Servio Marin is a Franco‐Venezuelan composer (his musical compositions have been performed in Europe, America and at the “International Computer Music Conference” in Vancouver, Alberta and Hong Kong), conductor (“Orquesta Radio National ” and ” Coral Filarmónica “, Caracas Venezuela ‐ 1977‐1983), computer music programmer (Center for computer Research in Music and Acoustics ‐CCRMA‐ Stanford University, 1983‐ 1987), composer researcher (Groupe de Recherches Musicales ‐ GRM Maison de la Radio et Télévision Française, Paris ‐1973‐77).
Servio Marin has been a professor of music, visual arts and language in several universities in the United States and Venezuela (University of California, San Diego, National University, Stanford University, San Diego Mesa College, University of San Diego, Chapman University, Universidad Central de Venezuela and Universidad Metropolitana ‐1977 to 2000). He worked in Paris with Max Deutsch, École Normale de Musique, with Pierre Schaeffer and Guy Reibel and François Bayle in the Musical Research Group of INA. At UCSD, Servio Marin worked with Brian Ferneyhough, John Silber, George Lewis and Allan Kapro, composition, improvisation, experimental music theater and “performance arts”. He holds a Ph.D. in Interdisciplinary Studies from University of California at San Diego” (1993) and a Master in Computer Music from Stanford University, where he worked with John Chowning at CCRMA (1987), and is active as a performing musician and researcher in the field of folk music and Latin American dance.
Daniel Bereket is a trumpeter that has performed in several genres and formats. He started playing classical piano at the age of 5, and started playing classical trumpet at the age of 11. Daniel joined the El Camino Youth Symphony at the age of 13, performing throughout Poland and Germany with the orchestra. He then switched to jazz trumpet at the age of 15. Daniel was previously a member of the SF Jazz High School All-Stars and performed with the group in San Francisco, Monterey, and New York. Now, he plays with the Stanford Afro-Latin Jazz Ensemble and other small ensembles around Stanford.
Maggie Davis is a sophomore studying Computer Science. She is hard-of-hearing and has studied American Sign Language at Stanford for two years. She currently works as a teaching assistant for First-Year ASL.
Timothy Lee is graduating in June with a Masters in Mechanical Engineering. He enjoys exploring expressive movement through dance, climbing, and robotics.
Amber Levine is an undergraduate architectural design student and dance minor. She loves to participate in interdisciplinary art projects and is especially interested in the overlap between dance and sculpture/design.
Yula Cisneros Montoya is a Mexican born, U. S. based dancer, choreographer and dance educator. She trained and performed professionally at the State Choreographic School and Shevchenko Theater for Opera and Ballet in Kiev, Ukraine.
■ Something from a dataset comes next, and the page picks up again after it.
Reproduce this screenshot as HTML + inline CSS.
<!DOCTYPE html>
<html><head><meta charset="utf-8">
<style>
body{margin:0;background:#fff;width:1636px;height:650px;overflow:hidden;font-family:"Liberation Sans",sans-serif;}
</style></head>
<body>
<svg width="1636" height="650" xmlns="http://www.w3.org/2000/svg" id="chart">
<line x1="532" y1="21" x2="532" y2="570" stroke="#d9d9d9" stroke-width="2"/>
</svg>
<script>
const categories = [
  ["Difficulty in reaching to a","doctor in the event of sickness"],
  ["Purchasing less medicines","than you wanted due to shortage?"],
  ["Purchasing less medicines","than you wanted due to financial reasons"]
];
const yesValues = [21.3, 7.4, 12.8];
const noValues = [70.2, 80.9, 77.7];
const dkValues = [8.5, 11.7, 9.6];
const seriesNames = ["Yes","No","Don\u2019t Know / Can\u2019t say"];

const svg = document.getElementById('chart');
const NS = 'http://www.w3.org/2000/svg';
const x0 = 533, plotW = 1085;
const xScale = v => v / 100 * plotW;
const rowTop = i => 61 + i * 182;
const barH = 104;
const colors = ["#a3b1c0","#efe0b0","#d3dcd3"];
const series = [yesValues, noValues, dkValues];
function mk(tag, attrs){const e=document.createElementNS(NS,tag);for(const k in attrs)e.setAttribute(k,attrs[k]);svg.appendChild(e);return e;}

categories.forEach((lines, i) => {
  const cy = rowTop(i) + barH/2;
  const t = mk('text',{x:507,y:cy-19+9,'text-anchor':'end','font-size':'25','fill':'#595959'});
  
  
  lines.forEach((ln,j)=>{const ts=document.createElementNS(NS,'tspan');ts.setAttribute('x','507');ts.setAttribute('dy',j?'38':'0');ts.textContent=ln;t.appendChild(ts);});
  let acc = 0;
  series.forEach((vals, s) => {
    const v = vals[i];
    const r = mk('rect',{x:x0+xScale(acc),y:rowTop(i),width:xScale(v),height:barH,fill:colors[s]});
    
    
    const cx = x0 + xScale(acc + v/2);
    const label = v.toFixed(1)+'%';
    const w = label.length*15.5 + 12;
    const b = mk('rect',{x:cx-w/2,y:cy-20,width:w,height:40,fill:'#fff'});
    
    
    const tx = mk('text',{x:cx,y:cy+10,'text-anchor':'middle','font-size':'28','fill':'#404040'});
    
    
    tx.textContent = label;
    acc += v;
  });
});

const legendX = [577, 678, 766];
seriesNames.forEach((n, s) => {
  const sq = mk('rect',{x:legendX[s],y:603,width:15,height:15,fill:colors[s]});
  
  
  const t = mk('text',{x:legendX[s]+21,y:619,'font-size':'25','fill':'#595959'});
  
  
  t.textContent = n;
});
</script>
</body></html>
She lived in Mozambique where she founded YucisBallet Studio and worked at the National Dance School in Maputo. She also established two dance projects: Programa de Apoio à Dança with support from the Norwegian Embassy and Pós-AMATODOS with support from the American Embassy in Maputo. She completed her BFA in Dance at Cornish College of the Arts in Seattle, Washington. She has taught dance courses at University of California Santa Cruz. Currently she collaborates as a dancer with Chocolate Heads Movement Band under the direction of Aleta Heys.
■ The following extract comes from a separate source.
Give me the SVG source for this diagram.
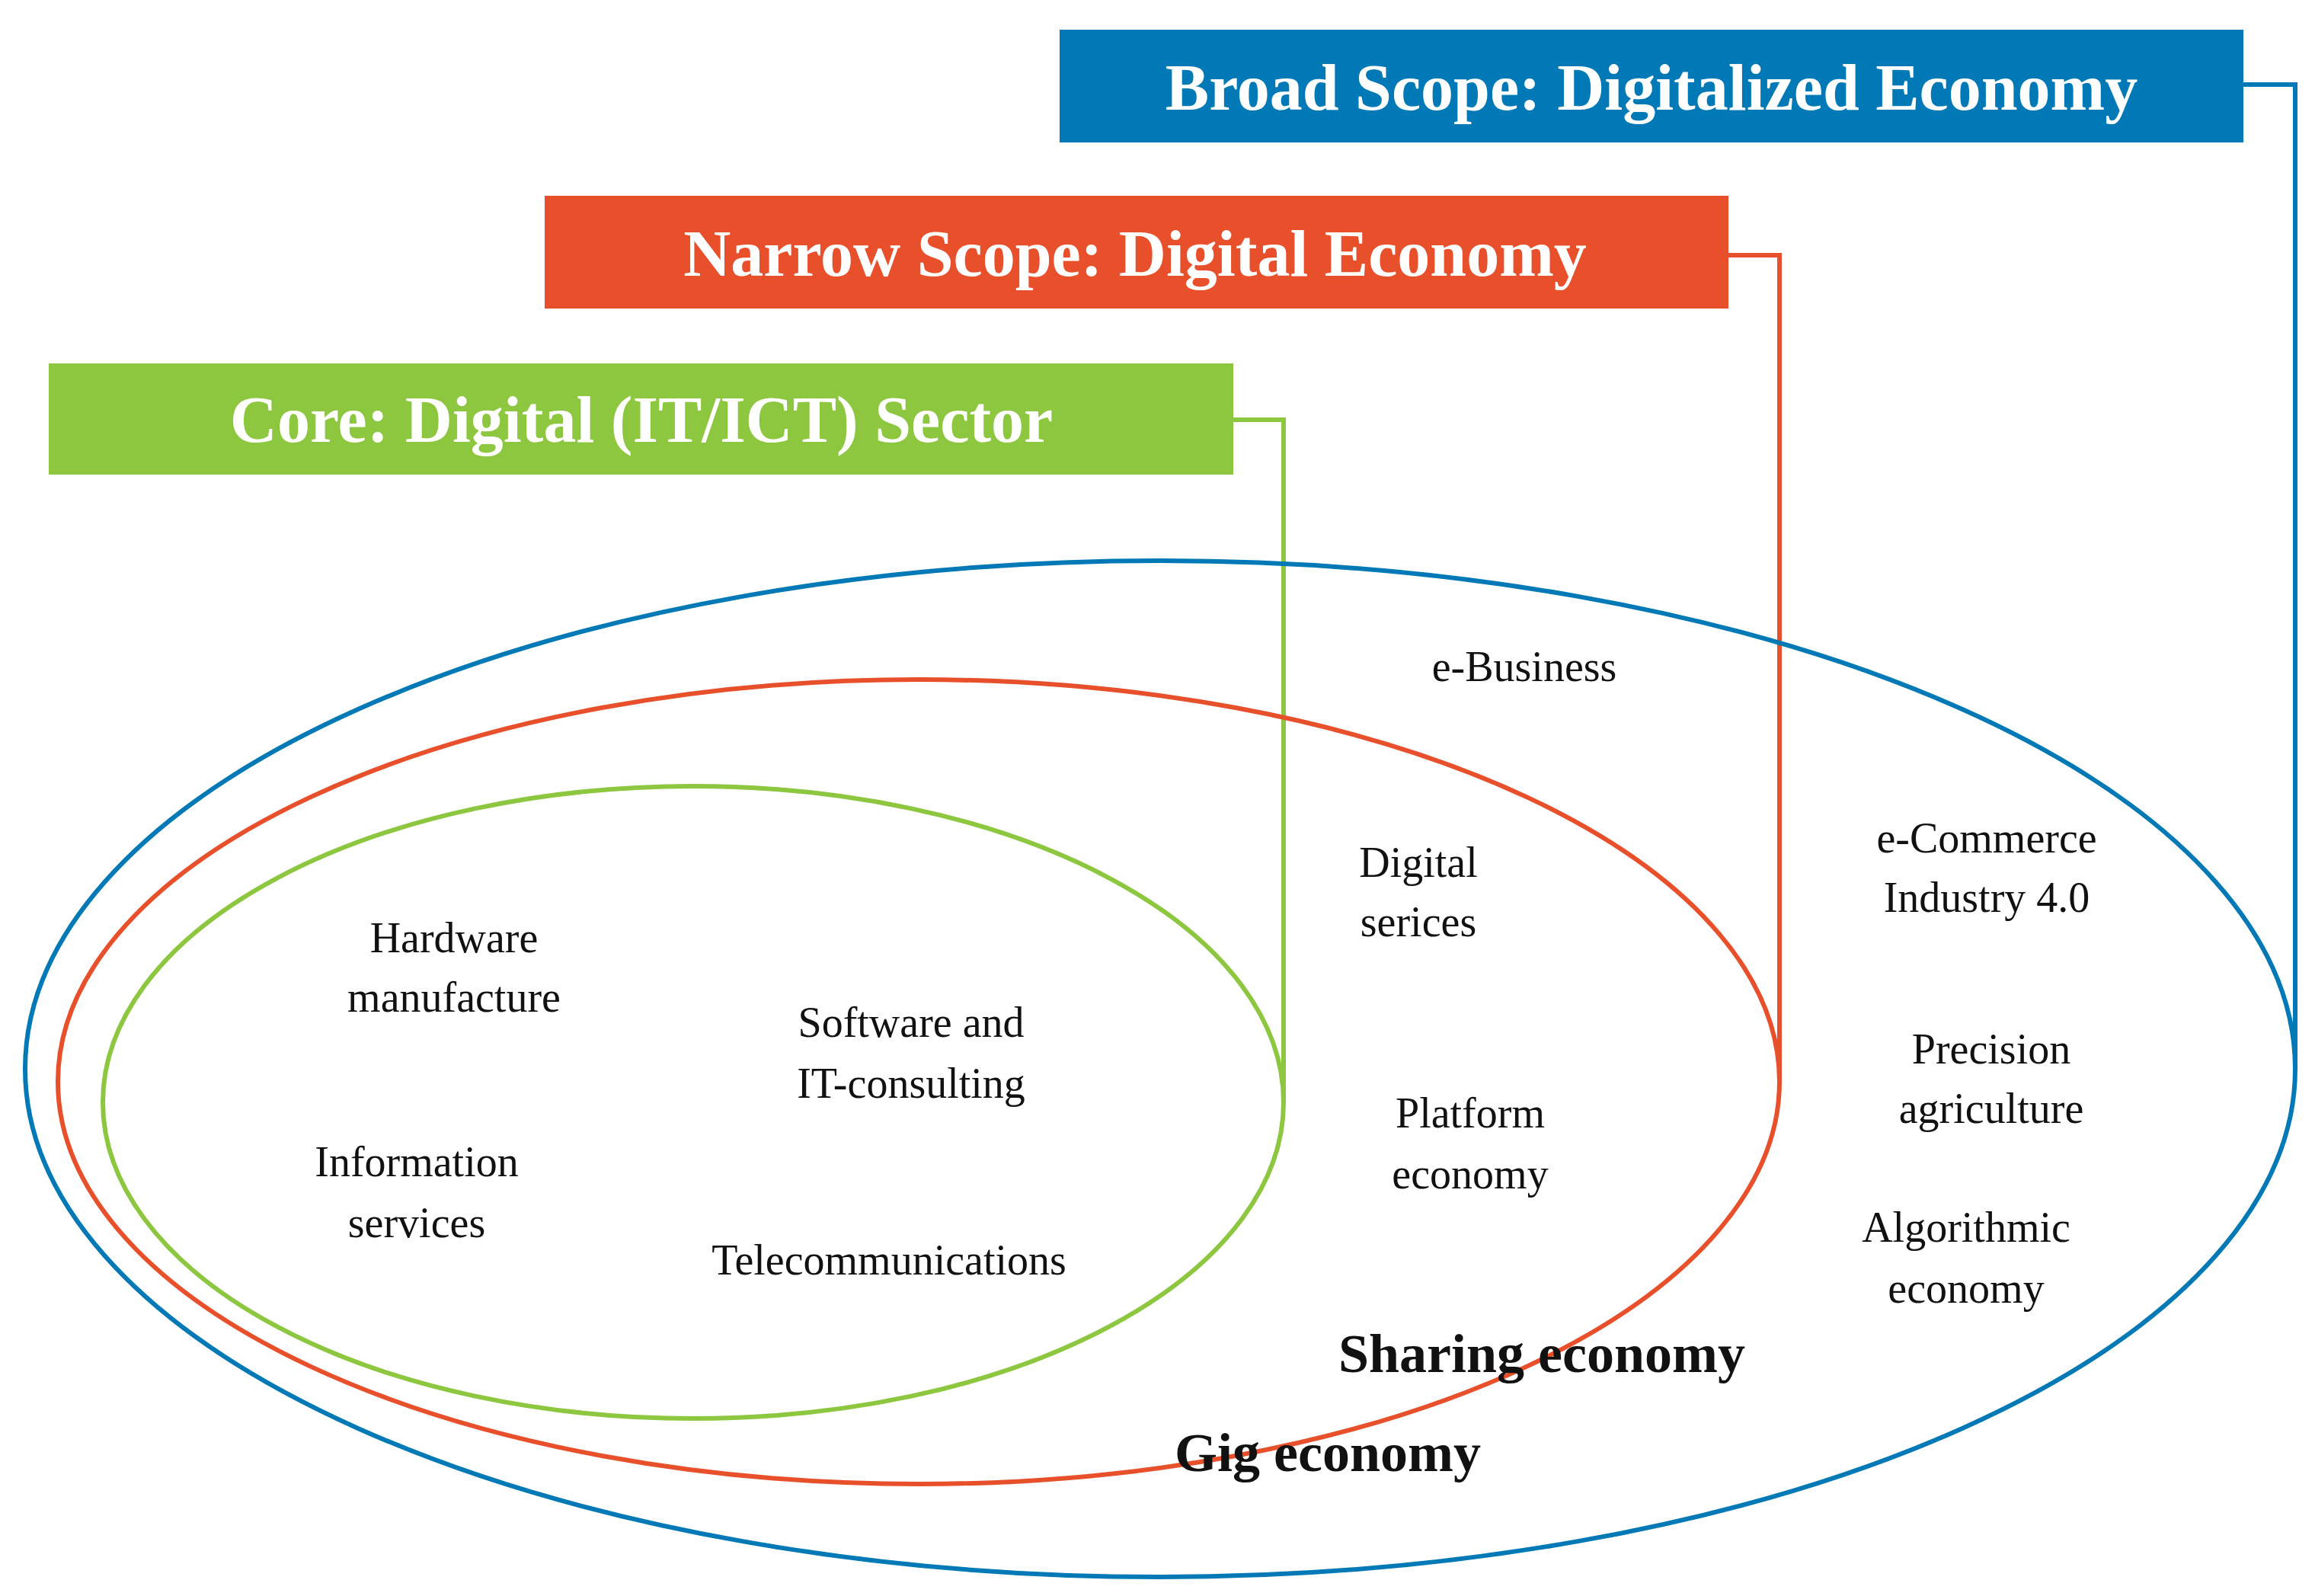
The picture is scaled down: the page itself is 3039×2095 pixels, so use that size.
<svg xmlns="http://www.w3.org/2000/svg" width="3039" height="2095" viewBox="0 0 3039 2095">
<style>
.t{font-family:"Liberation Serif","DejaVu Serif",serif;font-size:56px;fill:#111;text-anchor:middle;dominant-baseline:central}
.b{font-family:"Liberation Serif","DejaVu Serif",serif;font-size:72px;font-weight:bold;fill:#111;text-anchor:middle;dominant-baseline:central}
.h{font-family:"Liberation Serif","DejaVu Serif",serif;font-size:86px;font-weight:bold;fill:#fff;text-anchor:middle;dominant-baseline:central}
.l{fill:none;stroke-width:6}
</style>
<rect width="3039" height="2095" fill="#fff"/>
<g id="connectors">
<polyline class="l" stroke="#0079b6" points="2945,111 3013,111 3013,1403"/>
<polyline class="l" stroke="#e8502b" points="2269,335 2336,335 2336,1418"/>
<polyline class="l" stroke="#8dc63f" points="1619,551 1685,551 1685,1445"/>
</g>
<g id="broad">
<ellipse class="l" stroke="#0079b6" cx="1523" cy="1403" rx="1490" ry="667"/>
<rect x="1391" y="39" width="1554" height="148" fill="#0079b6"/>
<text class="h" x="2168" y="115">Broad Scope: Digitalized Economy</text>
</g>
<g id="narrow">
<ellipse class="l" stroke="#e8502b" cx="1206" cy="1420" rx="1130" ry="528"/>
<rect x="715" y="257" width="1554" height="148" fill="#e8502b"/>
<text class="h" x="1490" y="333">Narrow Scope: Digital Economy</text>
</g>
<g id="core">
<ellipse class="l" stroke="#8dc63f" cx="910" cy="1447" rx="775" ry="415"/>
<rect x="64" y="477" width="1555" height="146" fill="#8dc63f"/>
<text class="h" x="842" y="551">Core: Digital (IT/ICT) Sector</text>
</g>
<g id="labels">
<text class="t" x="2001" y="875">e-Business</text>
<text class="t" x="1862" y="1132">Digital</text>
<text class="t" x="1862" y="1210">serices</text>
<text class="t" x="2608" y="1100">e-Commerce</text>
<text class="t" x="2608" y="1178">Industry 4.0</text>
<text class="t" x="596" y="1231">Hardware</text>
<text class="t" x="596" y="1309">manufacture</text>
<text class="t" x="1196" y="1342">Software and</text>
<text class="t" x="1196" y="1422">IT-consulting</text>
<text class="t" x="2614" y="1377">Precision</text>
<text class="t" x="2614" y="1455">agriculture</text>
<text class="t" x="1930" y="1461">Platform</text>
<text class="t" x="1930" y="1541">economy</text>
<text class="t" x="547" y="1525">Information</text>
<text class="t" x="547" y="1605">services</text>
<text class="t" x="2581" y="1611">Algorithmic</text>
<text class="t" x="2581" y="1691">economy</text>
<text class="t" x="1167" y="1654">Telecommunications</text>
<text class="b" x="2024" y="1777">Sharing economy</text>
<text class="b" x="1743" y="1907">Gig economy</text>
</g>
</svg>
Katie Renati has been dancing socially since she was a child growing up in France. She discovered Latin dance when she moved to the Bay Area in 1987, and fell in love with the diversity of its music, its polyrythmes, and its cultural heritage. Katie has been sharing her passion with others, teaching street Latin dance for the last 5 years in Palo Alto. When not dancing, she is busy managing innovation projects for international companies in Silicon Valley.
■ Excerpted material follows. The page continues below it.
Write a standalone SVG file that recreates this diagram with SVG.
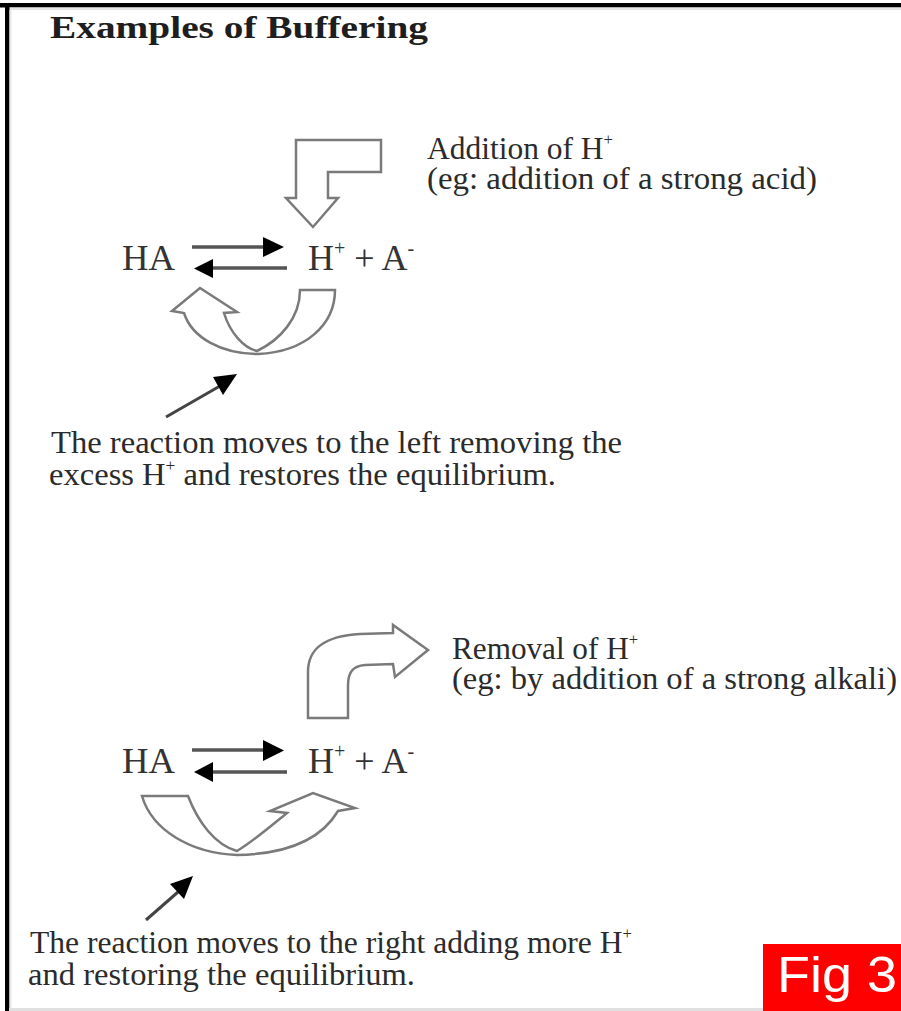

Carlos A. Sánchez is an eclectic multidisciplinary musician, engineer and researcher. He started playing guitar and gigging around the world at a very young age as the main guitarist of a renowned and recognized Flamenco Ballet. He also studied classical guitar at the Conservatorio Superior de Música de Sevilla as well as being a guitar instructor for many years. As a musician he’s been composing original works and collaborating with bands and musicians in projects playing different roles, instruments and genres or involved in recordings and productions. At the same time, he completed his Superior CS Engineering Degree at Sevilla University and for many years he worked for the Spanish government, Aeronautics and IT Consulting companies in almost every position from programmer to software architect and director. His research and development projects are mostly oriented to putting the technology at the service of music, creation and improvisation, trying to free the creative mind from displays, mice and keyboards, developing software and hardware to achieve this goal mainly towards a mobile portable platform for a one-man-band with Raspberry PIs and Android phones.
Chocolate Heads—an interdisciplinary performance troupe– was founded in 2009 by Aleta Hayes–Stanford alum, choreographer/director, and Theater & Performance Studies Lecturer. Chocolate Heads has performed at events and in theaters and art spaces throughout the Stanford Arts District including: Stanford TedX, the d.school, the McMurtry Art and Art History Building, the Cantor Museum, the Bing Concert Hall, the Windhover Contemplation Center, Memorial Auditorium, the Anderson Collection and the newly renovated Roble Theater in Roble Gym. During the Spring quarter the Chocolate Heads will be performing at Memorial Church in a special all dance and music Sunday morning service on May 21; they will also present a performance installation on May 5 at the Pace Gallery, Downtown Palo Alto, inspired by the current David Hockney exhibit.